Das geht laut Netbeans nicht:

"Uncompilable source code - operator < cannot be applied to int,Array.length"


----------



## 23 (11. Apr 2009)

Wegen vorname.length(); in der zweiten Schleife musst du nachname.length() nehmen!

Mach aus deinen String Arrays bitte mal Char Arrays... das ist unsauber...

und warum ist in der ersten Schleife ein break?


----------



## Noctarius (11. Apr 2009)

Ähm hallo? Oo Ein Array hat keine Funktion length!!! Sondern eine Property length

for (int i = 0; i < beforeSwitch.length; i++)


----------



## 0x7F800000 (11. Apr 2009)

gast23 hat gesagt.:


> Wegen vorname.length(); in der zweiten Schleife musst du nachname.length() nehmen!

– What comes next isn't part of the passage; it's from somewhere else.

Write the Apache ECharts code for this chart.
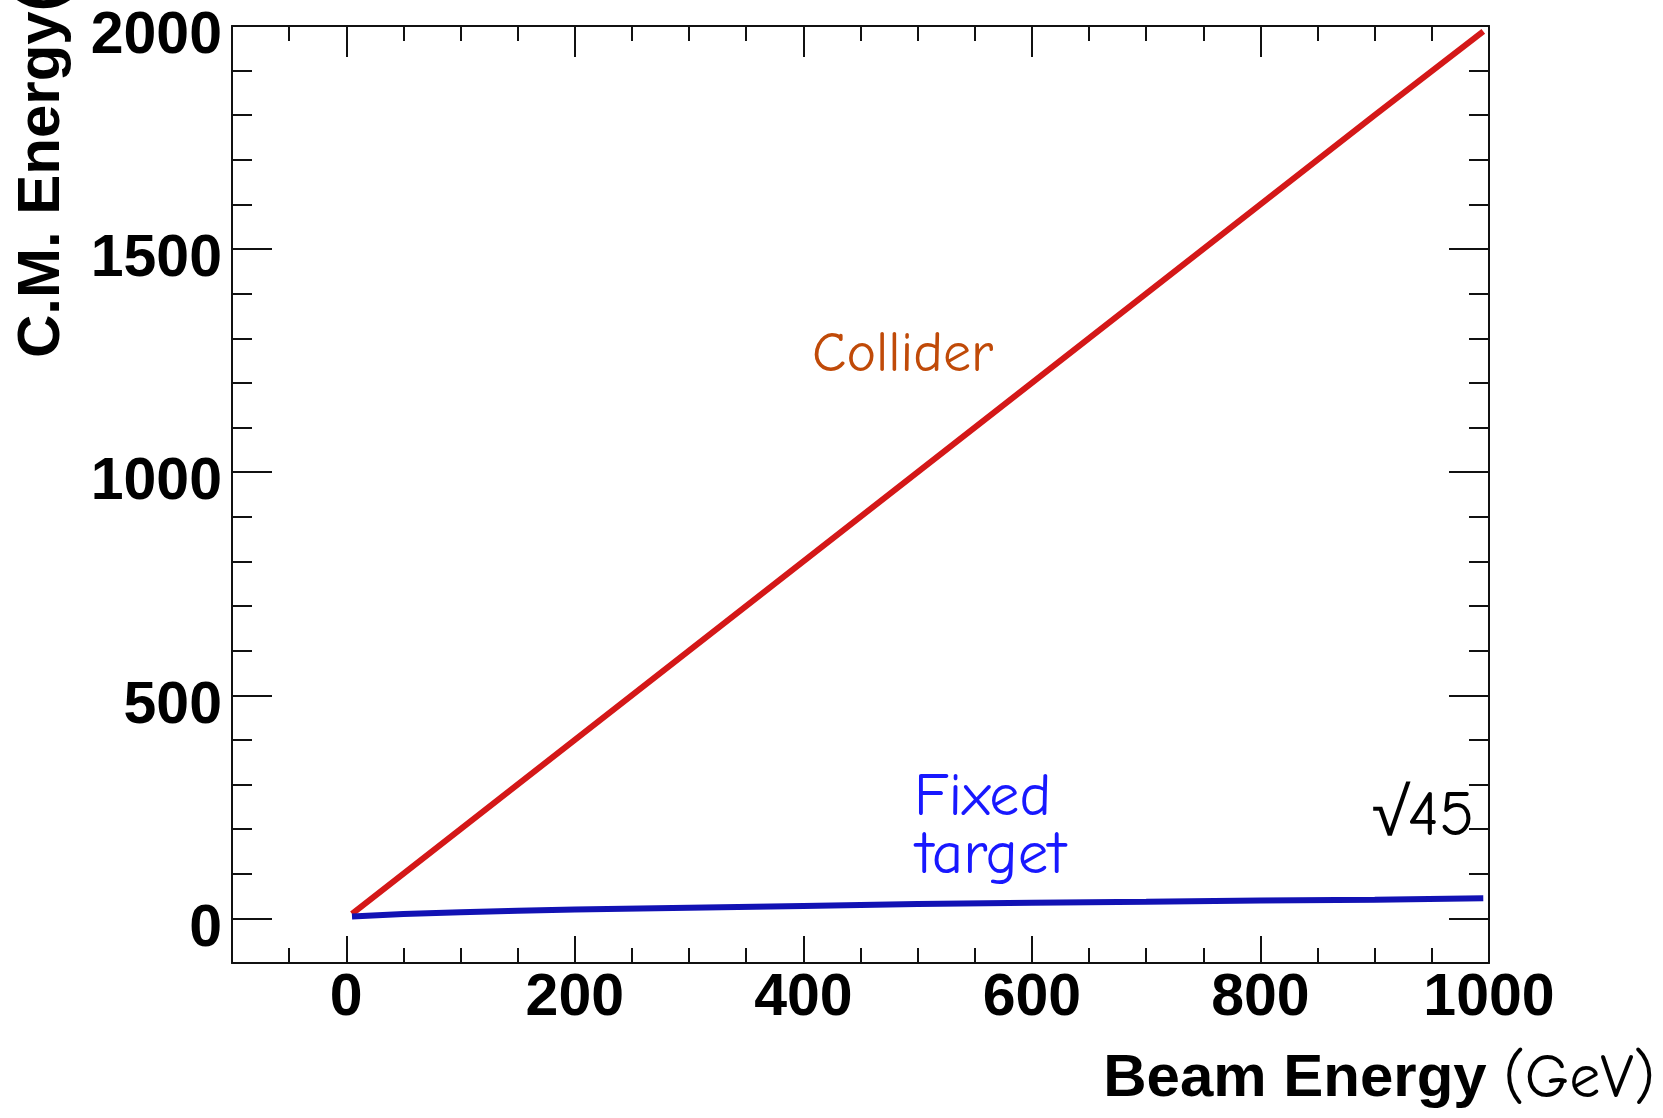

in den anderen fehler verschlimmbessert? :autsch:


> Mach aus deinen String Arrays bitte mal Char Arrays... das ist unsauber...


Lass mal sehen, wie du "ae" in ein char packen willst :reflect:


> und warum ist in der ersten Schleife ein break?


keine Ahnung. 
WO ES NICHT AUF INDEX UND REIHENFOLGE ANKOMMT LIEBER IMMER FOREACH NEHMEN!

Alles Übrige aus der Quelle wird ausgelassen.